A torque converter is a fluid coupling that is used to transfer rotating power from a prime mover, such as an engine or electric motor, to a power-transferring device such as a transmission. The transmission is an apparatus configured to transmit power and torque from a vehicle's prime mover to a load-bearing device such as a drive axis. Conventional transmissions include a variety of gears, shafts, and clutches that transmit torque through the transmission at finite, stepped gear ratios.
Referring to FIG. 1, a conventional powered vehicle system 100 is shown with an internal combustion engine 102 (the prime mover), for example, configured to rotatably drive an output shaft 108 that is coupled to a pump shaft (not shown) of a conventional torque converter 106. The torque converter 106 provides a power input to a conventional transmission 104. The pump shaft (not shown) of the conventional torque converter 106 is coupled to an impeller or pump (not shown) that is rotatably driven by the output shaft 108 of the engine 102. The conventional torque converter 106 can further include a turbine (not shown) that is coupled to a turbine shaft 110. The turbine shaft 110 is coupled to, or integral with, a rotatable input shaft 114 of the conventional transmission 104. The conventional transmission 104 can include a planetary gear system 112 having a plurality of automatically selected gears. An output shaft 116 of the transmission 104 can be coupled to (or integral with) and rotatably drive a propeller shaft (not shown) that is coupled to a conventional universal joint of a vehicle via an output yoke 118 or the like. The conventional torque converter 106 can further include a lockup clutch assembly (not shown) that is located within the torque converter. The lockup clutch assembly directly connects the engine 102 to the input shaft 114 of the transmission 104. At cruising speed, the engine and the transmission are directly coupled together, which in turn increases fuel economy.
Conventional torque converters can operate in different modes, such as “converter mode” and “lockup mode”. The operation of the torque converter in “converter mode” can occur, for example, during vehicle launch, low speed operation and certain shifting conditions.

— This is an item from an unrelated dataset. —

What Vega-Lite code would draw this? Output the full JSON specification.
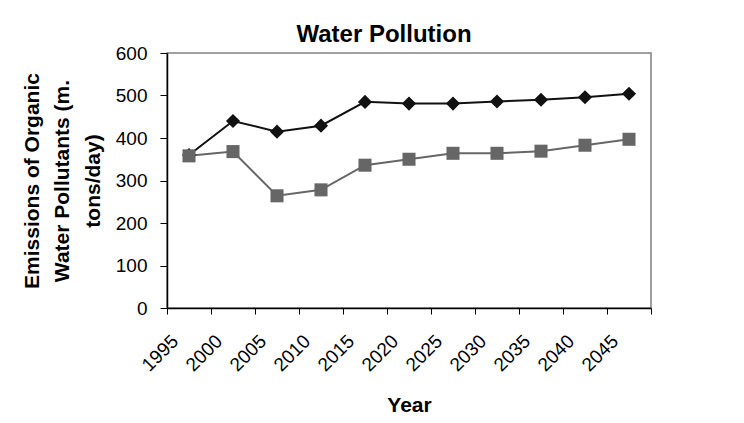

In “converter mode”, the lockup clutch is disengaged and the pump rotates at the rotational speed of the engine output shaft while the turbine is rotatably actuated by the pump through a fluid interposed between the pump and turbine.
The operation of the conventional torque converter in “lockup mode” can occur, for example, when certain gears of the planetary gear system of the transmission are engaged. In this mode, the lockup clutch is engaged and the pump is coupled to the turbine so that the engine output shaft is directly coupled to the input shaft of the transmission.
There are different types of torque converters. Two of the different types of converters include a three-pass torque converter and a two-pass torque converter. The three-pass torque converter has an independent lockup piston cavity that is separate from a converter cavity inside the torque converter. As such, flow inside the torque converter through each cavity is independent. In particular, the independent lockup cavity provides the three-pass torque converter to have positive oil feed volume for lockup clutch apply. This is advantageous for three-pass torque converters because the lockup clutch apply procedure can be easily controlled regardless of a vehicle's driving condition.
A conventional two-pass torque converter has fewer components and is therefore less expensive to manufacture than a conventional three-pass torque converter. However, unlike the three-pass torque converter, the conventional two-pass torque converter does not have an independent lockup piston cavity that is separate from a converter cavity. Instead, the direction of oil flow in the two-pass torque converter is reversed when shifting between converter mode and lockup mode. This reversal of oil flow, however, can cause variability in the lockup apply pressure, particularly as the temperature of the oil varies and the vehicle operation changes.
When the transmission is placed in neutral with the engine running, the output of the transmission is disconnected from the wheels to insure that the wheels do not move. When the vehicle is braked, for instance at a stop light, the engine speed is at an idle speed which is insufficient to overcome the application of the brakes. In this condition, the output of the transmission remains connected to the wheels. In each of these situations, however, the turbine within the torque converter continues to spin since the pump continues to direct oil toward the turbine, albeit at much slower rate than when the vehicle is moving.
Even though the lockup piston is disengaged to insure that the turbine continues to spin freely, a certain amount of oil is located between the lockup piston and the torque converter cavity. The presence of this oil, under some conditions, is sufficient to generate friction between the torque converter cover and the piston. If this amount of friction is large enough, a sufficient amount of heat is generated which can wear and warp the components of the torque converter.
Consequently, there is a need to reduce the friction which can occur between the lockup piston and the cover, thereby reducing the wear and warping of the plates.